Alligood is one of the few non-Northside alums on the staff. So when any of his colleagues, alumni or just veterans of the program, find something to complain about, he is there to remind them how things are elsewhere.
“I’d say, ‘Look guys, do not forget how great we have it. What y’all are complaining about is minute compared to every other situation,’ ” Alligood said of his return after stints at Perry and FPD followed his year at Wilkinson County.
The standards and routines for the football program grew under Nix and have been maintained by Kinsler, who has been at Northside for two dozen years. From the weekly devotionals to talking about more than football, little has changed in the program’s philosophy.
“We have a burning desire to want to do it right, do it the right way and put the kids in a position to be successful,” said McDavis, heir apparent to Stewart in heading the offensive line.
McDavis didn’t grow up in Georgia, so the Northside philosophy meant nothing to him when he moved to the area in eighth grade. But soon enough, it did, and when his mother moved him back to New Orleans his junior year, he made her move him back for his senior year.
“As you get a little more mature, you can actually see what the coaches are trying to tell you,” he said. “They teach you how to survive in life, fight through adversity. Things of that sort.
“We’re learning how to be men. It’s more than just football. It’s learning how to be men.”
The staff has lost alumni in recent years, only to replace them with others.
One is Tyler Kinsler, the oldest son of the head coach who has seen the program from a variety of angles: player, son of the head coach, quasi-volunteer coach and now full-time coach.
It hasn’t changed.
“Coach Stewart said it,” Kinsler said. “You can coach as hard as you want as long as the kids know you love them and you’d do anything for them. That’s how it was when I played here, and that’s how it is now. I was loved; I felt that way.”
Few are as happy as Adams, whose smile seems to take only a little time off.
He has been in Houston County education for nearly 20 years since graduating from Northside in 1991, most of those years on the middle-school level and seven as the athletics director at Northside Middle School. So while he was connected to the varsity Eagles, it was from a distance.

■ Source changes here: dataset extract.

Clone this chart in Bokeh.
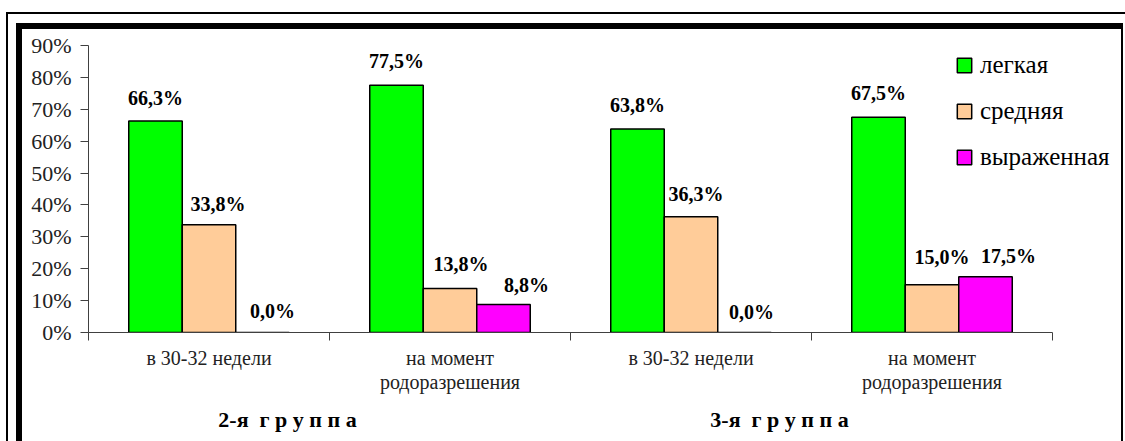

Now in his second year on the staff, the approach is completely different. It’s all work.
“Not being here, it was more room to be excited,” the head ninth-grade coach and assistant baseball coach said. “There was more room for excitement. Now, you make sure you got your job done. You don’t soak it in as much beforehand; you do that afterwards.”

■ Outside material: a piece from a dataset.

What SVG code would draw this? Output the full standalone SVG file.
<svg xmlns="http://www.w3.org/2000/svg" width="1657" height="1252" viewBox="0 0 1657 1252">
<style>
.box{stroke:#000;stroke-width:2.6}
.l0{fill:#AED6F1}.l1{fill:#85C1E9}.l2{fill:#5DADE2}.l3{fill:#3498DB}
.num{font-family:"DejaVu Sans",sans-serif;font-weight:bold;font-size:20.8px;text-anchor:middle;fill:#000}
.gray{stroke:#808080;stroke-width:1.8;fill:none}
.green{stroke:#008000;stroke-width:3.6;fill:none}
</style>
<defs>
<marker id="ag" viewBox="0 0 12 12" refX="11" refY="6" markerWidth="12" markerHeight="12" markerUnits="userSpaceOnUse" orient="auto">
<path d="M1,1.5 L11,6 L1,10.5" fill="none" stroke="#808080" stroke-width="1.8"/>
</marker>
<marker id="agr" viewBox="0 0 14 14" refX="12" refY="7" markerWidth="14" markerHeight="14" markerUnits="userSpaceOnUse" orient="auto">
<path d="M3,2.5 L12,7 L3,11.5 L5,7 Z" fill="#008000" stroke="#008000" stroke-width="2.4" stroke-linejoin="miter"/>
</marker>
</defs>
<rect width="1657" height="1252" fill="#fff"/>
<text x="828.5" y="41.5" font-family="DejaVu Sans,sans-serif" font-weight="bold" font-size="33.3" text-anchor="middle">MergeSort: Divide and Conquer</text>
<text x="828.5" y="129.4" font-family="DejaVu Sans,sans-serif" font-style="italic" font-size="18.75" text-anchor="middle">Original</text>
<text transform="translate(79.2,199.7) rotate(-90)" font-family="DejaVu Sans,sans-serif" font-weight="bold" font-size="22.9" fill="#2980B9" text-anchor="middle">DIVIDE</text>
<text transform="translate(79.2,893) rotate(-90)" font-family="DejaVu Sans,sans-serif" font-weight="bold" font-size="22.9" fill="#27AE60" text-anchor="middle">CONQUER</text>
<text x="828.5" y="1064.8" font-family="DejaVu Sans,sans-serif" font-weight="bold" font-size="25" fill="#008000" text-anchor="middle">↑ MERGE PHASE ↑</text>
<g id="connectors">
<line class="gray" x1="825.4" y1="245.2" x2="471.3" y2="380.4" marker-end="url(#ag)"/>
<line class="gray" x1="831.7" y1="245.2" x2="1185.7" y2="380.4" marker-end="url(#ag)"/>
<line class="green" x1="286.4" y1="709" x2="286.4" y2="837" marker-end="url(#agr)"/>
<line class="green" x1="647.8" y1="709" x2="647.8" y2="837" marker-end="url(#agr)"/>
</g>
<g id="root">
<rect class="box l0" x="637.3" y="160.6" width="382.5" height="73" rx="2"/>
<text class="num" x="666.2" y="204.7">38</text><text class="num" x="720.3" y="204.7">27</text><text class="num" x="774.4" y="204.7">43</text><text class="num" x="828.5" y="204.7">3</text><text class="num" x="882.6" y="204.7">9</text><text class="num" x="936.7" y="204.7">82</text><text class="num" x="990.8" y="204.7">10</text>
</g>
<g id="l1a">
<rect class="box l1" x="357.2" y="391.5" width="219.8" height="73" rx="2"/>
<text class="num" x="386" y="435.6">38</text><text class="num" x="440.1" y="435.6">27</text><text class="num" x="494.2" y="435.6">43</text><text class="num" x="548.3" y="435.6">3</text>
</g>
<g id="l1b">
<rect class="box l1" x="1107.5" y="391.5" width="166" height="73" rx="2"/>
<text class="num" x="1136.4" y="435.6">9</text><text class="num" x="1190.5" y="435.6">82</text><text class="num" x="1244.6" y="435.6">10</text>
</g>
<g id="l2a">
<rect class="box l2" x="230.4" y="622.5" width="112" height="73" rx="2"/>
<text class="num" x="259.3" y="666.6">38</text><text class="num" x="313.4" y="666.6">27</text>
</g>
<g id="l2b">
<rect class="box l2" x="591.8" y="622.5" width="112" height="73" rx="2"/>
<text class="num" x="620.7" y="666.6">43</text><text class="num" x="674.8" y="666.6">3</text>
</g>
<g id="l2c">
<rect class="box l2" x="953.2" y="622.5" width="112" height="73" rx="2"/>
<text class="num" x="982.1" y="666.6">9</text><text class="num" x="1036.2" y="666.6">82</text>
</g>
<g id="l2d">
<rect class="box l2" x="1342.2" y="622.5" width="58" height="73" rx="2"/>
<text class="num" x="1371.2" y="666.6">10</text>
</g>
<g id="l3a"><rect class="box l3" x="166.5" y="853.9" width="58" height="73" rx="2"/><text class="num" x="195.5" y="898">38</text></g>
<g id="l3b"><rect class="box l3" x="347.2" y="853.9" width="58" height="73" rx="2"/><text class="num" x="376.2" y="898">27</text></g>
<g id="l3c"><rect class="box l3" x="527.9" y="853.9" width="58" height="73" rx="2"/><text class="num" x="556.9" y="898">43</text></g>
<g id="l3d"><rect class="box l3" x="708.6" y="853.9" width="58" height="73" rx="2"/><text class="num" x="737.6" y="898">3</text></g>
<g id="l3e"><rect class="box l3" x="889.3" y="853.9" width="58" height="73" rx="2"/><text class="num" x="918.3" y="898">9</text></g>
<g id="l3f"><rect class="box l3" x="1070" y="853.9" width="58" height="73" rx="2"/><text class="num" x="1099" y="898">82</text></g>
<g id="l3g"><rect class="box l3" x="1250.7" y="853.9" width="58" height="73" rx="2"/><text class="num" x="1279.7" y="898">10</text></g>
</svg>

And it’s seriously in his blood.
“My dad graduated from here; my mother taught here for 25 years,” he said. “My grandma was the media specialist when I was born. My first game was the Warner Robins game when I was less than 1 year old.
“Didn’t miss any since then.”
His timing is pretty good, with the Eagles reaching the title game in his second year. That’s just a chunk of icing on the cake.
“It’s better than I could ever have imagined it to be,” Adams said. “In every possible way there is. I wish I’d have been here my first year. I couldn’t have imagined it being as good as it is.”
The feelings are old news to Alligood.
“The thing about here, 100 percent of the people are bought in to want success for Northside High School, from top to bottom,” he said, citing a variety of sports and non-sports success, like the recent fifth straight state one-act play competition championship. “There’s not a faction that does not want Northside to be successful in everything. That’s what makes it special.”
And that keeps the alums coming back.